Business

FSA's Lord Turner warns against quick-fix regulation

Lord Turner, head of the Financial Services Authority
Image caption Lord Turner said bankers' bonuses were not the fundamental problem

The chairman of the UK financial watchdog has warned that the economic recovery could be undermined if new regulation is introduced too quickly.

Lord Turner said reducing debt levels across the financial system was key, but doing so too quickly could slow the recovery.

He also warned regulators not to get preoccupied with bankers' bonuses, which were not the fundamental problem.

Financial reform is in the spotlight as bankers gather at a London conference.

Key policymakers and bankers have been outlining their views to British Bankers' Association (BBA) members at a time when the coalition government is considering regulatory measures designed to avoid future financial crises.

In preliminary comments ahead of a speech he will make on Wednesday, Lord Turner said: "Our regulatory response will not be effective unless, in the long run, it reduces leverage in the financial system, and constrains it in the real economy.

"The transition to that sounder system needs to be managed with care - too rapid a progress to higher capital and liquidity standards could slow recovery."

Policymakers are agreed that banks need to hold more cash to guard against loans going bad in the future - what they call higher capital ratios.

Leading bankers also called for caution when imposing new regulations.

Speaking to the BBA, Stephen Green, chairman of HSBC, said: "Governments and regulators need to calibrate carefully the impact of the various banking reform measures on our fragile western economies if we are to avoid choking recovery and plunging into a new credit crunch."

'Socially useless'

Lord Turner also warned regulators against placing too much importance on the bankers' bonuses that caused public outrage during the financial crisis.

He said that large bonuses paid out to bankers for selling "over-complex and risky products of little use to humanity were a major problem.

"[But] if we only address banker bonuses and not the fundamental drivers of credit supply instability, we will not adequately reduce the probability of a repeat performance."

These comments echo Lord Turner's remarks made last year, arguing that some aspects of the more speculative trading at investment banks were "socially useless".

However, such comments were dismissed by the new chairman of the Treasury Committee, Andrew Tyrie.

"In such a climate of debate, regulators need to be cautious of moralising about which activities are socially desirable," he said.

"I hope that such comments do not become the routine fare of regulators. As a general rule it is not the regulators' primary job to moralise."

'Myths'

Leading bankers also lined up to defend their industry.

Angela Knight, head of the BBA, described the reputation of bankers as akin to a "a leper colony to some, or carriers of bird flu to others".

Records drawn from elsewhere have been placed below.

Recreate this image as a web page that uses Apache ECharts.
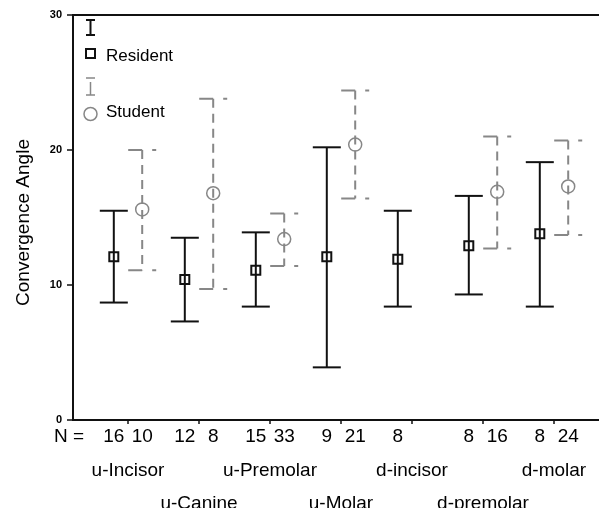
<!DOCTYPE html>
<html>
<head>
<meta charset="utf-8">
<script src="https://cdn.jsdelivr.net/npm/echarts@6/dist/echarts.min.js"></script>
<style>
  html, body { margin: 0; padding: 0; background: #fff; }
  #chart { width: 599px; height: 508px; }
</style>
</head>
<body>
<div id="chart"></div>
<script>
// 数据
const groups = ['u-Incisor', 'u-Canine', 'u-Premolar', 'u-Molar', 'd-incisor', 'd-premolar', 'd-molar'];
const residentMean = [12.1, 10.4, 11.1, 12.1, 11.9, 12.9, 13.8];
const residentLow = [8.7, 7.3, 8.4, 3.9, 8.4, 9.3, 8.4];
const residentHigh = [15.5, 13.5, 13.9, 20.2, 15.5, 16.6, 19.1];
const residentN = [16, 12, 15, 9, 8, 8, 8];
const studentMean = [15.6, 16.8, 13.4, 20.4, null, 16.9, 17.3];
const studentLow = [11.1, 9.7, 11.4, 16.4, null, 12.7, 13.7];
const studentHigh = [20.0, 23.8, 15.3, 24.4, null, 21.0, 20.7];
const studentN = [10, 8, 33, 21, null, 16, 24];
const yTicks = [0, 10, 20, 30];

const FONT = 'Liberation Sans, Arial, sans-serif';
const GREY = '#878787';

const chart = echarts.init(document.getElementById('chart'));

const residentData = groups.map((g, i) => [i + 1, residentMean[i], residentLow[i], residentHigh[i]]);
const studentData = [];
groups.forEach((g, i) => {
  if (studentMean[i] != null) studentData.push([i + 1, studentMean[i], studentLow[i], studentHigh[i]]);
});

// N 标签的位置（左：Resident，右：Student）
const nPositions = [];
groups.forEach((g, i) => {
  nPositions.push(i + 1 - 0.2);
  if (studentN[i] != null) nPositions.push(i + 1 + 0.2);
});

function errorBar(kind) {
  return function (params, api) {
    const offset = kind === 'resident' ? -0.2 : 0.2;
    const xv = api.value(0) + offset;
    const x = api.coord([xv, 0])[0];
    const yMean = api.coord([xv, api.value(1)])[1];
    const yLow = api.coord([xv, api.value(2)])[1];
    const yHigh = api.coord([xv, api.value(3)])[1];
    const half = 14;
    if (kind === 'resident') {
      const st = { stroke: '#111', lineWidth: 2, fill: null };
      return {
        type: 'group',
        children: [
          { type: 'line', shape: { x1: x, y1: yHigh, x2: x, y2: yLow }, style: st },
          { type: 'line', shape: { x1: x - half, y1: yHigh, x2: x + half, y2: yHigh }, style: st },
          { type: 'line', shape: { x1: x - half, y1: yLow, x2: x + half, y2: yLow }, style: st },
          { type: 'rect', shape: { x: x - 4.5, y: yMean - 4.5, width: 9, height: 9 }, style: { stroke: '#111', lineWidth: 2, fill: 'none' } }
        ]
      };
    }
    const capStyle = { stroke: GREY, lineWidth: 2, fill: null, lineDash: [14, 10] };
    return {
      type: 'group',
      children: [
        { type: 'line', shape: { x1: x, y1: yHigh, x2: x, y2: yLow }, style: { stroke: GREY, lineWidth: 2, lineDash: [9, 6] } },
        { type: 'line', shape: { x1: x - half, y1: yHigh, x2: x + half, y2: yHigh }, style: capStyle },
        { type: 'line', shape: { x1: x - half, y1: yLow, x2: x + half, y2: yLow }, style: capStyle },
        { type: 'circle', shape: { cx: x, cy: yMean, r: 6.5 }, style: { stroke: GREY, lineWidth: 1.5, fill: 'none' } }
      ]
    };
  };
}

const xMin = 1 - 55 / 71;
const xMax = 1 + 475 / 71;

// 分组名称分两行交错显示
function nameAxis(rowIndex, margin) {
  return {
    type: 'value', position: 'bottom', min: xMin, max: xMax,
    splitLine: { show: false },
    axisLine: { show: false },
    axisTick: { show: false },
    axisLabel: {
      customValues: groups.map((g, i) => i + 1).filter((v, i) => i % 2 === rowIndex),
      showMinLabel: true,
      showMaxLabel: true,
      margin: margin,
      color: '#000', fontFamily: FONT, fontSize: 19,
      formatter: function (v) {
        return groups[Math.round(v) - 1];
      }
    }
  };
}

const option = {
  animation: false,
  backgroundColor: '#fff',
  grid: {
    left: 73, right: -4, top: 15, bottom: 88,
    show: true, borderColor: '#111', borderWidth: 2,
    outerBoundsMode: 'none'
  },
  xAxis: [
    {
      type: 'value', position: 'bottom', min: xMin, max: xMax,
      splitLine: { show: false },
      axisLine: { lineStyle: { color: '#111', width: 2 } },
      axisTick: { show: true, length: 4, customValues: groups.map((g, i) => i + 1), lineStyle: { color: '#111', width: 1.5 } },
      axisLabel: {
        customValues: nPositions,
        margin: 7,
        color: '#000', fontFamily: FONT, fontSize: 19,
        formatter: function (v) {
          const i = Math.round(v) - 1;
          return String(v < i + 1 ? residentN[i] : studentN[i]);
        }
      },
      name: 'N =',
      nameLocation: 'start',
      nameGap: -11,
      nameTextStyle: { color: '#000', fontFamily: FONT, fontSize: 19, align: 'right', verticalAlign: 'top', padding: [7, 0, 0, 0] }
    },
    nameAxis(0, 41),
    nameAxis(1, 74)
  ],
  yAxis: {
    type: 'value', min: yTicks[0], max: yTicks[yTicks.length - 1], interval: 10,
    splitLine: { show: false },
    axisLine: { show: true, lineStyle: { color: '#111', width: 2 } },
    axisTick: { show: true, length: 6, lineStyle: { color: '#111', width: 1.5 } },
    axisLabel: { margin: 11, color: '#000', fontFamily: FONT, fontSize: 11, fontWeight: 'bold' },
    name: 'Convergence Angle',
    nameLocation: 'middle',
    nameGap: 40,
    nameTextStyle: { color: '#000', fontFamily: FONT, fontSize: 19, padding: [0, 10, 0, 0] }
  },
  series: [
    { name: 'Resident', type: 'custom', xAxisIndex: 0, renderItem: errorBar('resident'), data: residentData, encode: { x: 0, y: [1, 2, 3] } },
    { name: 'Student', type: 'custom', xAxisIndex: 0, renderItem: errorBar('student'), data: studentData, encode: { x: 0, y: [1, 2, 3] } }
  ],
  // 图例（误差条图标 + 标记）
  graphic: [
    { type: 'line', shape: { x1: 90.5, y1: 20, x2: 90.5, y2: 35 }, style: { stroke: '#111', lineWidth: 2 } },
    { type: 'line', shape: { x1: 86, y1: 20, x2: 95, y2: 20 }, style: { stroke: '#111', lineWidth: 2 } },
    { type: 'line', shape: { x1: 86, y1: 35, x2: 95, y2: 35 }, style: { stroke: '#111', lineWidth: 2 } },
    { type: 'rect', shape: { x: 86, y: 49, width: 9, height: 9 }, style: { stroke: '#111', lineWidth: 2, fill: 'none' } },
    { type: 'text', x: 106, y: 56, style: { text: 'Resident', fill: '#000', font: '17px ' + FONT, verticalAlign: 'middle' } },
    { type: 'line', shape: { x1: 86, y1: 78, x2: 95, y2: 78 }, style: { stroke: GREY, lineWidth: 1.5 } },
    { type: 'line', shape: { x1: 90.5, y1: 82, x2: 90.5, y2: 95 }, style: { stroke: GREY, lineWidth: 1.5 } },
    { type: 'line', shape: { x1: 86, y1: 95, x2: 95, y2: 95 }, style: { stroke: GREY, lineWidth: 1.5 } },
    { type: 'circle', shape: { cx: 90.5, cy: 114, r: 6.5 }, style: { stroke: GREY, lineWidth: 1.5, fill: 'none' } },
    { type: 'text', x: 106, y: 112, style: { text: 'Student', fill: '#000', font: '17px ' + FONT, verticalAlign: 'middle' } }
  ]
};
option && chart.setOption(option);
</script>
</body>
</html>
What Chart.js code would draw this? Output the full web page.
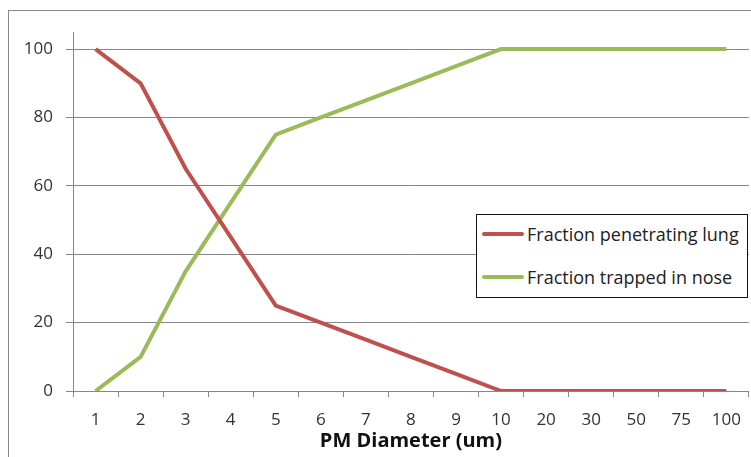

But she said that bonuses in the UK were already regulated and were assessed against "proper performance figures".

Speaking to the BBA, the Royal Bank of Scotland boss Stephen Hester also warned of public misconceptions about banking.

"If we do not constructively challenge these myths, then we will be seen as drifting further away from the public interest, with potentially damaging consequences," he said.

As an example of these "myths", he mentioned the belief that "banks have little interest in supporting small businesses", whereas he said the truth was that it was the small businesses who had little interest in borrowing.

He also attacked the "casino label" for investment banking, claiming that this business financed the building of schools and hospitals, and helped people to buy homes.

New bank taxes

All Mr Hester's comments came after Financial Secretary Mark Hoban called on banks on Monday night to exercise restraint in paying bonuses.

Ahead of this year's bonus season, he said now was the time for banks to send out a message to the public that they "now operate in a way that is fair and stable and no longer rewards employees based on short-term performance whilst leaving investors and taxpayers exposed to the long-term risks."

He also confirmed the government planned to introduce two new taxes on banks.

The first will be a "bank levy" aimed at raising £2.5bn ($1.7bn), that was included in George Osborne's first budget and will apply to banks' risky borrowing.

Second, a "financial activities tax" will be charged on the profits earned by banks plus the bonuses they pay.

The two taxes were both originally proposed by the International Monetary Fund in April to be applied by governments across the globe.